Nathan Newman at the Progressive States Network takes an insightful look at the impact of the housing slump on the ability of states to carry out their business.

It's especially hard on states that depend heavily on highly-volatile real estate taxes, such as Florida and Virginia:

The collapse of the housing bubble means that those states and local governments which base much of their revenue on real estate transfer taxes are seeing new holes in their state budgets.

As the Wall Street Journal detailed yesterday, Florida, for example, is expected to face a $1.5 billion shortfall due to the weakening housing market. Some local governments like Virginia's Fairfax County, which receive more than 60% of general revenues from real-estate taxes, are seeing even larger proportionate hits to their budgets.

According to budget projections, while many states will see some decline in projected revenues, few expect losses on the scale of recession years like 2002 since most governments get only a minimal percentage of their revenues from such real estate transfer taxes.

Putting Too Many Eggs in the Real Estate Basket: But states like Florida that base so much of their revenue on real estate transfer taxes are in deeper trouble. The most recent comparative data from the Federation of Tax Administrators shows that of the $6.6 billion of such taxes collected nationwide in 2004, Florida alone raised $1.95 billion-- almost 30% of the national total. This over-dependence by Florida on such a volatile revenue source partly reflects the state's lack of an income tax, which has also driven outrage over rising general property taxes as well.
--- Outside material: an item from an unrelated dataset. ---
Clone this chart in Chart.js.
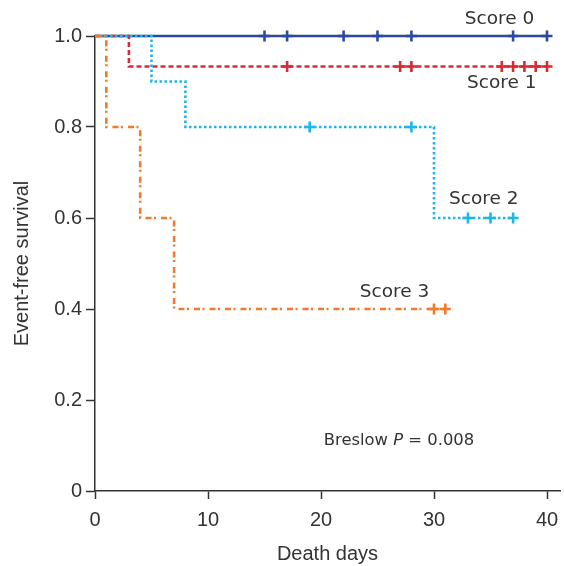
<!DOCTYPE html>
<html>
<head>
<meta charset="utf-8">
<script src="https://cdn.jsdelivr.net/npm/chart.js@4"></script>
<style>
html,body{margin:0;padding:0;background:#fff;overflow:hidden;}
canvas{display:block;}
</style>
</head>
<body>
<canvas id="km" width="564" height="566"></canvas>
<script>
// survival steps (time in days, survival proportion)
const score0Time = [0, 40];
const score0Surv = [1, 1];
const score0Cens = [15, 17, 22, 25, 28, 37, 40];

const score1Time = [0, 3, 40];
const score1Surv = [1, 0.933, 0.933];
const score1Cens = [17, 27, 28, 36, 37, 38, 39, 40];

const score2Time = [0, 5, 8, 30, 37];
const score2Surv = [1, 0.9, 0.8, 0.6, 0.6];
const score2Cens = [19, 28, 33, 35, 37];

const score3Time = [0, 1, 4, 7, 31];
const score3Surv = [1, 0.8, 0.6, 0.4, 0.4];
const score3Cens = [30, 31];

const groupNames = ["Score 0", "Score 1", "Score 2", "Score 3"];
const xTicks = [0, 10, 20, 30, 40];
const yTicks = [0, 0.2, 0.4, 0.6, 0.8, 1.0];

// label placement (data coords)
const notes = [
  {text: "Score 0", x: 35.8, y: 1.038},
  {text: "Score 1", x: 36.0, y: 0.897},
  {text: "Score 2", x: 34.4, y: 0.642},
  {text: "Score 3", x: 26.5, y: 0.438}
];

const groups = [
  {t: score0Time, s: score0Surv, c: score0Cens, color: "#2b4a9d", dash: [], order: 4},
  {t: score1Time, s: score1Surv, c: score1Cens, color: "#d92a35", dash: [5, 3], order: 3},
  {t: score2Time, s: score2Surv, c: score2Cens, color: "#1cb6ea", dash: [2.5, 2.5], order: 2},
  {t: score3Time, s: score3Surv, c: score3Cens, color: "#f27a2b", dash: [6, 2.5, 2, 5], order: 1}
];

function survAt(g, day){
  let v = g.s[0];
  for(let i=0;i<g.t.length;i++){ if(g.t[i] <= day) v = g.s[i]; }
  return v;
}

let datasets = [];
groups.forEach((g, i)=>{
  datasets.push({
    label: groupNames[i],
    data: g.t.map((d, k)=>({x: d, y: g.s[k]})),
    borderColor: g.color,
    borderWidth: 2.6,
    borderDash: g.dash,
    stepped: true,
    pointRadius: 0,
    fill: false,
    clip: false,
    order: g.order
  });
  datasets.push({
    label: groupNames[i] + " censored",
    data: g.c.map(d=>({x: d, y: survAt(g, d)})),
    showLine: false,
    pointStyle: "cross",
    pointRadius: 5.5,
    pointBorderWidth: 2.6,
    borderColor: g.color,
    backgroundColor: g.color,
    clip: false,
    order: g.order
  });
});

const FONT = "'DejaVu Sans'";

const textPlugin = {
  id: "notes",
  afterDatasetsDraw(chart){
    const ctx = chart.ctx, xs = chart.scales.x, ys = chart.scales.y;
    ctx.save();
    ctx.fillStyle = "#333";
    ctx.textAlign = "center";
    ctx.textBaseline = "middle";
    ctx.font = "18.5px " + FONT;
    notes.forEach(n=>{
      ctx.fillText(n.text, xs.getPixelForValue(n.x), ys.getPixelForValue(n.y));
    });
    // Breslow P = 0.008
    const px = xs.getPixelForValue(26.9), py = ys.getPixelForValue(0.11);
    const a = "Breslow ", b = "P", c = " = 0.008";
    const up = "16.4px " + FONT, it = "italic 16.4px " + FONT;
    ctx.font = up;
    const wa = ctx.measureText(a).width, wc = ctx.measureText(c).width;
    ctx.font = it;
    const wb = ctx.measureText(b).width;
    let x0 = px - (wa + wb + wc) / 2;
    ctx.textAlign = "left";
    ctx.font = up;
    ctx.fillText(a, x0, py);
    ctx.font = it;
    ctx.fillText(b, x0 + wa, py);
    ctx.font = up;
    ctx.fillText(c, x0 + wa + wb, py);
    ctx.restore();
  }
};

new Chart(document.getElementById("km"), {
  type: "line",
  data: {datasets: datasets},
  plugins: [textPlugin],
  options: {
    responsive: false,
    animation: false,
    layout: {autoPadding: false, padding: {top: 36, right: 4, left: 0, bottom: 0}},
    plugins: {legend: {display: false}, tooltip: {enabled: false}},
    scales: {
      x: {
        type: "linear",
        min: 0,
        max: 41.15,
        afterBuildTicks: s=>{ s.ticks = xTicks.map(v=>({value: v})); },
        afterFit: s=>{ s.height = 75; s.paddingRight = 0; s.paddingLeft = 0; },
        grid: {drawOnChartArea: false, color: "#333", tickLength: 8, tickWidth: 1.5},
        border: {color: "#333", width: 1.5},
        ticks: {color: "#333", padding: 9, font: {family: "'Liberation Sans'", size: 20}},
        title: {display: true, text: "Death days", color: "#333", padding: {top: 4, bottom: 0}, font: {family: "'Liberation Sans'", size: 20}}
      },
      y: {
        min: 0,
        max: 1,
        afterBuildTicks: s=>{ s.ticks = yTicks.map(v=>({value: v})); },
        afterFit: s=>{ s.width = 95; },
        grid: {drawOnChartArea: false, color: "#333", tickLength: 9, tickWidth: 1.5},
        border: {color: "#333", width: 1.5},
        ticks: {color: "#333", padding: 4, font: {family: "'Liberation Sans'", size: 20},
          callback: v=> v === 0 ? "0" : v.toFixed(1)},
        title: {display: true, text: "Event-free survival", color: "#333", padding: {top: 10, bottom: 0}, font: {family: "'Liberation Sans'", size: 20}}
      }
    }
  }
});
</script>
</body>
</html>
Having slashed property taxes during 2007, the Florida state legislature is now scheduled to return this fall to make deep cuts in education and social services.

In a state rated as having the second most regressive tax system in the nation where working families are forced to shoulder most of the state tax burden, it's too bad that state lawmakers are so unwilling to discuss bringing in an income tax, which would create a fairer, less volatile revenue stream for the state. It's unfortunate that instead, it's Florida's school children who will lose out due to the real estate meltdown.